Come funziona il mercato della droga nelle aree boschive lombarde e piemontesi
L’indagine ben ha mostrato l’organizzazione e le modalità del traffico di stupefacenti effettuato ad opera di gruppi composti quasi esclusivamente da cittadini marocchini che hanno eletto a piazze di spaccio aree boschive. Dentro al bosco ci sono normalmente due persone, una – che ha la capacità di parlare e comprendere sufficientemente la lingua italiana - addetta alla ricezione delle chiamate da parte dei clienti che fanno l’ordine annunciando il proprio arrivo, l’altra addetta alla consegna della droga al cliente.
Chi riceve le chiamate normalmente è il “capo posto”, e gestisce la droga, preparando le dosi, e i soldi; droga e soldi che, nei momenti di “riposo”, lo stesso “capo posto” nasconde all’interno del bosco stesso, cercando di non farsi vedere dall’altra persona con cui lavora in quel punto, per non rischiare che questo possa appropriarsi di tali “risorse”, fuggendo. L’addetto alla consegna al cliente, invece, normalmente è un marocchino giovane da poco giunto in Italia. Quasi tutti sono irregolari sul territorio nazionale.
Si è accertato che il gruppo indagato disponeva di appartamenti affittati da prestanome, e di vetture intestate a prestanome o noleggiate per pochi giorni (con documenti ottenuti da terzi, dietro pagamento di somme di denaro) attraverso società che forniscono il servizio a distanza tramite portale internet[1].
I membri dell'organizzazione mostravano fucili, machete e pistole su Facebook
Nella disponibilità del gruppo criminale, poi, vi sarebbero state anche armi, sia bianche (ad esempio machete), sia da fuoco (fucili e pistole), anch’esse occultate nei boschi di spaccio, ostentate sui profili Facebook e utilizzate per rappresaglie e in caso di contrasti con gruppi rivali (ad esempio a seguito della sottrazione dei telefoni dello spaccio oppure per la conquista di un luogo di spaccio conteso). Almeno due sono gli episodi registrati nel corso dell’attività di indagine, per i quali si è proceduto separatamente innanzi all’A.G. competente per territorio: il primo è avvenuto a fine luglio del 2022 in un locale della provincia di Milano ove, a seguito di rissa fra alcuni dei soggetti emersi nell’indagine, sono stati esplosi alcuni colpi di pistola; il secondo è avvenuto a metà settembre in provincia di Varese, quando appartenenti al gruppo indagato e concorrenti rivali si sono scontrati a colpi di arma da fuoco.

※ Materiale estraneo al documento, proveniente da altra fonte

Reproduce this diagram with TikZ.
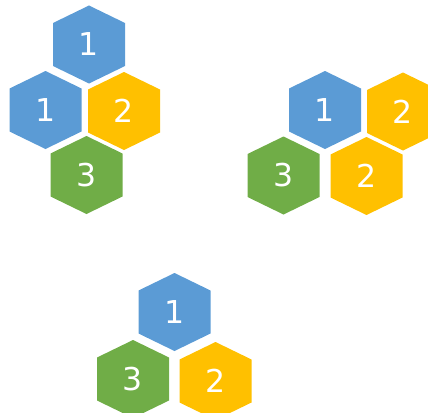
\documentclass[tikz,border=0pt]{standalone}
\usepackage{fontspec}
\setmainfont{DejaVu Sans}
\usepackage{tikz}
\definecolor{hexblue}{HTML}{5B9BD5}
\definecolor{hexgold}{HTML}{FFC000}
\definecolor{hexgreen}{HTML}{70AD47}

\begin{document}
\begin{tikzpicture}[x=1pt, y=-1pt,
    num/.style={text=white, font=\fontsize{31.5}{31.5}\selectfont, inner sep=0pt}]

\useasboundingbox (0,0) rectangle (428,412);

% Celes
\foreach \name/\x/\y/\col/\txt in {
    a1/89/44.5/hexblue/1, a2/45.5/110/hexblue/1,
    a3/124/111/hexgold/2, a4/86.5/175/hexgreen/3,
    b1/325/110/hexblue/1, b2/403/111.5/hexgold/2,
    b3/283.5/175.5/hexgreen/3, b4/366.5/176/hexgold/2,
    c1/174.5/312/hexblue/1, c2/133/379/hexgreen/3,
    c3/215.5/381/hexgold/2}
{
    \fill[\col] (\x,\y) ++(0,-39) -- ++(36,17.5) -- ++(0,43)
        -- ++(-36,17.5) -- ++(-36,-17.5) -- ++(0,-43) -- cycle;
    \node[num] (\name) at (\x,\y) {\txt};
}

\end{tikzpicture}
\end{document}
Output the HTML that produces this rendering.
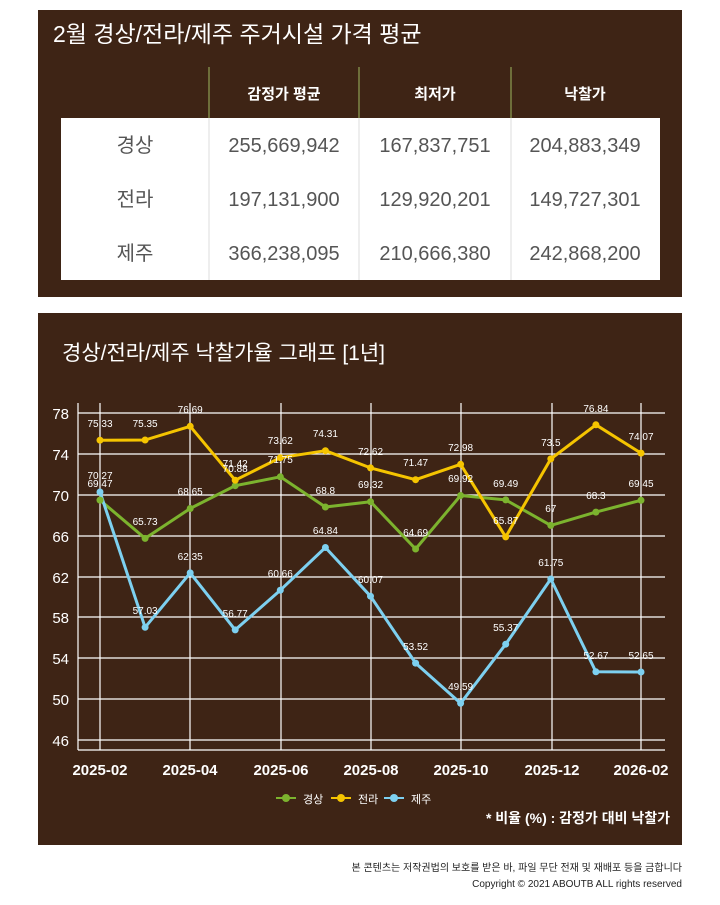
<!DOCTYPE html>
<html><head><meta charset="utf-8"><style>
body{margin:0;background:#fff;width:720px;height:905px;overflow:hidden}
svg{display:block}
</style></head><body>
<svg width="720" height="905" xmlns="http://www.w3.org/2000/svg" font-family="Liberation Sans, Noto Sans CJK KR, NanumGothic, sans-serif">
<rect x="38" y="10" width="644" height="287" fill="#3e2415"/>
<text x="53" y="42" fill="#fff" font-size="23">2월 경상/전라/제주 주거시설 가격 평균</text>
<g stroke="#9fb860" stroke-width="1"><line x1="209" y1="67" x2="209" y2="118"/><line x1="359" y1="67" x2="359" y2="118"/><line x1="511" y1="67" x2="511" y2="118"/></g>
<g fill="#fff" font-size="15" font-weight="bold" text-anchor="middle"><text x="284" y="99">감정가 평균</text><text x="435" y="99">최저가</text><text x="585" y="99">낙찰가</text></g>
<rect x="61" y="118" width="599" height="162" fill="#fff"/>
<g stroke="#ddd"><line x1="209" y1="118" x2="209" y2="280"/><line x1="359" y1="118" x2="359" y2="280"/><line x1="511" y1="118" x2="511" y2="280"/></g>
<g fill="#555" font-size="20" text-anchor="middle">
<text x="135" y="152">경상</text><text x="284" y="152">255,669,942</text><text x="435" y="152">167,837,751</text><text x="585" y="152">204,883,349</text>
<text x="135" y="206">전라</text><text x="284" y="206">197,131,900</text><text x="435" y="206">129,920,201</text><text x="585" y="206">149,727,301</text>
<text x="135" y="260">제주</text><text x="284" y="260">366,238,095</text><text x="435" y="260">210,666,380</text><text x="585" y="260">242,868,200</text>
</g>
<rect x="38" y="313" width="644" height="532" fill="#3e2415"/>
<text x="62" y="360" fill="#fff" font-size="21">경상/전라/제주 낙찰가율 그래프 [1년]</text>
<g stroke="#fff" stroke-width="1.2">
<line x1="78" y1="413" x2="665" y2="413"/><line x1="78" y1="454" x2="665" y2="454"/><line x1="78" y1="495" x2="665" y2="495"/><line x1="78" y1="536" x2="665" y2="536"/><line x1="78" y1="577" x2="665" y2="577"/><line x1="78" y1="617" x2="665" y2="617"/><line x1="78" y1="658" x2="665" y2="658"/><line x1="78" y1="699" x2="665" y2="699"/><line x1="78" y1="740" x2="665" y2="740"/>
<line x1="78" y1="750" x2="665" y2="750"/><line x1="78" y1="403" x2="78" y2="750"/>
<line x1="100" y1="403" x2="100" y2="750"/><line x1="190" y1="403" x2="190" y2="750"/><line x1="281" y1="403" x2="281" y2="750"/><line x1="371" y1="403" x2="371" y2="750"/><line x1="461" y1="403" x2="461" y2="750"/><line x1="552" y1="403" x2="552" y2="750"/><line x1="641" y1="403" x2="641" y2="750"/>
</g>
<g fill="#fff" font-size="15" text-anchor="end">
<text x="69" y="419">78</text><text x="69" y="460">74</text><text x="69" y="501">70</text><text x="69" y="542">66</text><text x="69" y="583">62</text><text x="69" y="623">58</text><text x="69" y="664">54</text><text x="69" y="705">50</text><text x="69" y="746">46</text>
</g>
<g fill="#fff" font-size="15" font-weight="bold" text-anchor="middle">
<text x="100" y="775">2025-02</text><text x="190" y="775">2025-04</text><text x="281" y="775">2025-06</text><text x="371" y="775">2025-08</text><text x="461" y="775">2025-10</text><text x="552" y="775">2025-12</text><text x="641" y="775">2026-02</text>
</g>
<g fill="none" stroke-width="3" stroke-linejoin="round">
<polyline stroke="#7cb32e" points="100,500.1 145.1,538.4 190.2,508.5 235.2,485.7 280.3,476.8 325.4,507 370.5,501.7 415.6,549 460.6,495.5 505.7,499.9 550.8,525.4 595.9,512.1 641,500.3"/>
<polyline stroke="#f5c400" points="100,440.2 145.1,440 190.2,426.3 235.2,480.2 280.3,457.7 325.4,450.7 370.5,467.9 415.6,479.7 460.6,464.3 505.7,536.9 550.8,458.9 595.9,424.8 641,453.1"/>
<polyline stroke="#7dd0f0" points="100,492 145.1,627.3 190.2,572.9 235.2,629.9 280.3,590.2 325.4,547.5 370.5,596.2 415.6,663.1 460.6,703.3 505.7,644.2 550.8,579 595.9,671.8 641,672"/>
</g>
<g fill="#7cb32e"><circle cx="100" cy="500.1" r="3.5"/><circle cx="145.1" cy="538.4" r="3.5"/><circle cx="190.2" cy="508.5" r="3.5"/><circle cx="235.2" cy="485.7" r="3.5"/><circle cx="280.3" cy="476.8" r="3.5"/><circle cx="325.4" cy="507" r="3.5"/><circle cx="370.5" cy="501.7" r="3.5"/><circle cx="415.6" cy="549" r="3.5"/><circle cx="460.6" cy="495.5" r="3.5"/><circle cx="505.7" cy="499.9" r="3.5"/><circle cx="550.8" cy="525.4" r="3.5"/><circle cx="595.9" cy="512.1" r="3.5"/><circle cx="641" cy="500.3" r="3.5"/></g>
<g fill="#f5c400"><circle cx="100" cy="440.2" r="3.5"/><circle cx="145.1" cy="440" r="3.5"/><circle cx="190.2" cy="426.3" r="3.5"/><circle cx="235.2" cy="480.2" r="3.5"/><circle cx="280.3" cy="457.7" r="3.5"/><circle cx="325.4" cy="450.7" r="3.5"/><circle cx="370.5" cy="467.9" r="3.5"/><circle cx="415.6" cy="479.7" r="3.5"/><circle cx="460.6" cy="464.3" r="3.5"/><circle cx="505.7" cy="536.9" r="3.5"/><circle cx="550.8" cy="458.9" r="3.5"/><circle cx="595.9" cy="424.8" r="3.5"/><circle cx="641" cy="453.1" r="3.5"/></g>
<g fill="#7dd0f0"><circle cx="100" cy="492" r="3.5"/><circle cx="145.1" cy="627.3" r="3.5"/><circle cx="190.2" cy="572.9" r="3.5"/><circle cx="235.2" cy="629.9" r="3.5"/><circle cx="280.3" cy="590.2" r="3.5"/><circle cx="325.4" cy="547.5" r="3.5"/><circle cx="370.5" cy="596.2" r="3.5"/><circle cx="415.6" cy="663.1" r="3.5"/><circle cx="460.6" cy="703.3" r="3.5"/><circle cx="505.7" cy="644.2" r="3.5"/><circle cx="550.8" cy="579" r="3.5"/><circle cx="595.9" cy="671.8" r="3.5"/><circle cx="641" cy="672" r="3.5"/></g>
<g fill="#fff" font-size="10" text-anchor="middle">
<text x="100" y="487">69.47</text><text x="145.1" y="525">65.73</text><text x="190.2" y="495">68.65</text><text x="235.2" y="472">70.88</text><text x="280.3" y="463">71.75</text><text x="325.4" y="494">68.8</text><text x="370.5" y="488">69.32</text><text x="415.6" y="536">64.69</text><text x="460.6" y="482">69.92</text><text x="505.7" y="487">69.49</text><text x="550.8" y="512">67</text><text x="595.9" y="499">68.3</text><text x="641" y="487">69.45</text>
<text x="100" y="427">75.33</text><text x="145.1" y="427">75.35</text><text x="190.2" y="413">76.69</text><text x="235.2" y="467">71.42</text><text x="280.3" y="444">73.62</text><text x="325.4" y="437">74.31</text><text x="370.5" y="455">72.62</text><text x="415.6" y="466">71.47</text><text x="460.6" y="451">72.98</text><text x="505.7" y="524">65.87</text><text x="550.8" y="446">73.5</text><text x="595.9" y="412">76.84</text><text x="641" y="440">74.07</text>
<text x="100" y="479">70.27</text><text x="145.1" y="614">57.03</text><text x="190.2" y="560">62.35</text><text x="235.2" y="617">56.77</text><text x="280.3" y="577">60.66</text><text x="325.4" y="534">64.84</text><text x="370.5" y="583">60.07</text><text x="415.6" y="650">53.52</text><text x="460.6" y="690">49.59</text><text x="505.7" y="631">55.37</text><text x="550.8" y="566">61.75</text><text x="595.9" y="659">52.67</text><text x="641" y="659">52.65</text>
</g>
<g fill="#fff">
<line x1="276" y1="798" x2="296" y2="798" stroke="#7cb32e" stroke-width="2"/><circle cx="286" cy="798" r="4" fill="#7cb32e"/><text x="303" y="803" font-size="11">경상</text>
<line x1="331" y1="798" x2="351" y2="798" stroke="#f5c400" stroke-width="2"/><circle cx="341" cy="798" r="4" fill="#f5c400"/><text x="358" y="803" font-size="11">전라</text>
<line x1="384" y1="798" x2="404" y2="798" stroke="#7dd0f0" stroke-width="2"/><circle cx="394" cy="798" r="4" fill="#7dd0f0"/><text x="411" y="803" font-size="11">제주</text>
</g>
<text x="670" y="823" fill="#fff" font-size="14" font-weight="bold" text-anchor="end">* 비율 (%) : 감정가 대비 낙찰가</text>
<text x="682" y="871" fill="#222" font-size="10" text-anchor="end">본 콘텐츠는 저작권법의 보호를 받은 바, 파일 무단 전재 및 재배포 등을 금합니다</text>
<text x="682" y="887" fill="#222" font-size="10" text-anchor="end">Copyright © 2021 ABOUTB ALL rights reserved</text>
</svg>
</body></html>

La maggior parte degli indagati ha precedenti per stupefacenti
La maggior parte dei soggetti indagati ha precedenti o pregiudizi di polizia in materia di stupefacenti; il capo, inoltre, è stato denunciato in tre occasioni a partire dal 2020 per sequestro di persona e lesioni commesse ai danni di propri sodali nell’ambito dei contrasti legati allo spaccio di stupefacenti.
L’attività d’indagine effettuata dalla Squadra Mobile di Varese è stata coordinata dalla Procura di Busto, il GIP nel disporre i provvedimenti restrittivi su conforme indicazione del PM si è dichiarato territorialmente incompetente, inviando gli atti alle Procure di Novara, Milano, Pavia e Lodi, che si occuperanno delle fasi successive di questa complessa indagine.